Exercise task
Retype each line of the material exactly, please, skipping any picture in it.

Dataset content
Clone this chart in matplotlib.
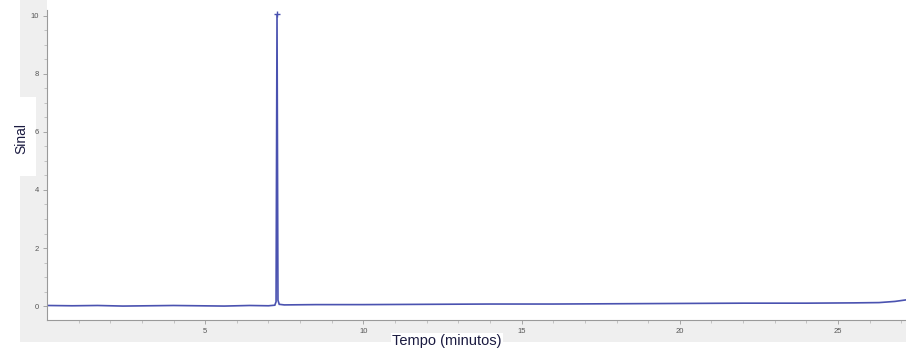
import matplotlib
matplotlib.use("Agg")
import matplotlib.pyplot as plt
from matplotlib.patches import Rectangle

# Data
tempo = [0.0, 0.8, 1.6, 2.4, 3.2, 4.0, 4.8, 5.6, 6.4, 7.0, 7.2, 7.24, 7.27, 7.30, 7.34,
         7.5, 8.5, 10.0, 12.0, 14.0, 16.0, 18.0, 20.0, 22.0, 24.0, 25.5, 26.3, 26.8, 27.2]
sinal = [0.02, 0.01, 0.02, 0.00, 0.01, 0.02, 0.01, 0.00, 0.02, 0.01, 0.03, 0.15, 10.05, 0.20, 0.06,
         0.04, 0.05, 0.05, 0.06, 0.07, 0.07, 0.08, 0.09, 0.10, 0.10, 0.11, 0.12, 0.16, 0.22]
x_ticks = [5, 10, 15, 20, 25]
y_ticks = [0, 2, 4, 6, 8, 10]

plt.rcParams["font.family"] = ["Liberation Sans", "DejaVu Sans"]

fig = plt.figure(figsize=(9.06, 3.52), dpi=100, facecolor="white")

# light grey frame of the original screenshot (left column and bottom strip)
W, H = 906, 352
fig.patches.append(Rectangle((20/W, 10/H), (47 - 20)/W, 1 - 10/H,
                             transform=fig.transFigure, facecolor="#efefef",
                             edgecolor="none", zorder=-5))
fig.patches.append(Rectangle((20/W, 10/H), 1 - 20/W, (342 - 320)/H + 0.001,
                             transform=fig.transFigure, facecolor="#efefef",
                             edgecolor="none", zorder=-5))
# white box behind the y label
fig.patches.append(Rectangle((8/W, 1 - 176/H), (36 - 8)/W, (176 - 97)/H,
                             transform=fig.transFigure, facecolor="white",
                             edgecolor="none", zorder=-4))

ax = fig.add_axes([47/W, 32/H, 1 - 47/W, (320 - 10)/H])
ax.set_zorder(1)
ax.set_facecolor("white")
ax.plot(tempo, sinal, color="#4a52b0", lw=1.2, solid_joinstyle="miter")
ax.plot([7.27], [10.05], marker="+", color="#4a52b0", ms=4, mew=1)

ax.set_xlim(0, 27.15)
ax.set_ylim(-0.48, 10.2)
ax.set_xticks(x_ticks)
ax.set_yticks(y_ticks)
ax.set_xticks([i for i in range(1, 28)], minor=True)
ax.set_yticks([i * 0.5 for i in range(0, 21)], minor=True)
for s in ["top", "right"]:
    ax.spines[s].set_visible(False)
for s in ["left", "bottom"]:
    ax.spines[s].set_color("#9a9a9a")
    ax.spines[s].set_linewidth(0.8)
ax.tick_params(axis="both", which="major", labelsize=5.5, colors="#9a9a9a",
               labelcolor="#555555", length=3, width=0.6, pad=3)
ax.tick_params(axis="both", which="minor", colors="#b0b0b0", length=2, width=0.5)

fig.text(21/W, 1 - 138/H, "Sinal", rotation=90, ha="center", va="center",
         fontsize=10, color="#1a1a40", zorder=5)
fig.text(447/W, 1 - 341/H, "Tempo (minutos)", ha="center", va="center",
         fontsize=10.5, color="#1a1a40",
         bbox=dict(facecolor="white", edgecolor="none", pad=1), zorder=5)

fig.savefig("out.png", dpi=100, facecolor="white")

Exercise output
Clone this chart in matplotlib.
import matplotlib
matplotlib.use("Agg")
import matplotlib.pyplot as plt
from matplotlib.patches import Rectangle

# Data
tempo = [0.0, 0.8, 1.6, 2.4, 3.2, 4.0, 4.8, 5.6, 6.4, 7.0, 7.2, 7.24, 7.27, 7.30, 7.34,
         7.5, 8.5, 10.0, 12.0, 14.0, 16.0, 18.0, 20.0, 22.0, 24.0, 25.5, 26.3, 26.8, 27.2]
sinal = [0.02, 0.01, 0.02, 0.00, 0.01, 0.02, 0.01, 0.00, 0.02, 0.01, 0.03, 0.15, 10.05, 0.20, 0.06,
         0.04, 0.05, 0.05, 0.06, 0.07, 0.07, 0.08, 0.09, 0.10, 0.10, 0.11, 0.12, 0.16, 0.22]
x_ticks = [5, 10, 15, 20, 25]
y_ticks = [0, 2, 4, 6, 8, 10]

plt.rcParams["font.family"] = ["Liberation Sans", "DejaVu Sans"]

fig = plt.figure(figsize=(9.06, 3.52), dpi=100, facecolor="white")

# light grey frame of the original screenshot (left column and bottom strip)
W, H = 906, 352
fig.patches.append(Rectangle((20/W, 10/H), (47 - 20)/W, 1 - 10/H,
                             transform=fig.transFigure, facecolor="#efefef",
                             edgecolor="none", zorder=-5))
fig.patches.append(Rectangle((20/W, 10/H), 1 - 20/W, (342 - 320)/H + 0.001,
                             transform=fig.transFigure, facecolor="#efefef",
                             edgecolor="none", zorder=-5))
# white box behind the y label
fig.patches.append(Rectangle((8/W, 1 - 176/H), (36 - 8)/W, (176 - 97)/H,
                             transform=fig.transFigure, facecolor="white",
                             edgecolor="none", zorder=-4))

ax = fig.add_axes([47/W, 32/H, 1 - 47/W, (320 - 10)/H])
ax.set_zorder(1)
ax.set_facecolor("white")
ax.plot(tempo, sinal, color="#4a52b0", lw=1.2, solid_joinstyle="miter")
ax.plot([7.27], [10.05], marker="+", color="#4a52b0", ms=4, mew=1)

ax.set_xlim(0, 27.15)
ax.set_ylim(-0.48, 10.2)
ax.set_xticks(x_ticks)
ax.set_yticks(y_ticks)
ax.set_xticks([i for i in range(1, 28)], minor=True)
ax.set_yticks([i * 0.5 for i in range(0, 21)], minor=True)
for s in ["top", "right"]:
    ax.spines[s].set_visible(False)
for s in ["left", "bottom"]:
    ax.spines[s].set_color("#9a9a9a")
    ax.spines[s].set_linewidth(0.8)
ax.tick_params(axis="both", which="major", labelsize=5.5, colors="#9a9a9a",
               labelcolor="#555555", length=3, width=0.6, pad=3)
ax.tick_params(axis="both", which="minor", colors="#b0b0b0", length=2, width=0.5)

fig.text(21/W, 1 - 138/H, "Sinal", rotation=90, ha="center", va="center",
         fontsize=10, color="#1a1a40", zorder=5)
fig.text(447/W, 1 - 341/H, "Tempo (minutos)", ha="center", va="center",
         fontsize=10.5, color="#1a1a40",
         bbox=dict(facecolor="white", edgecolor="none", pad=1), zorder=5)

fig.savefig("out.png", dpi=100, facecolor="white")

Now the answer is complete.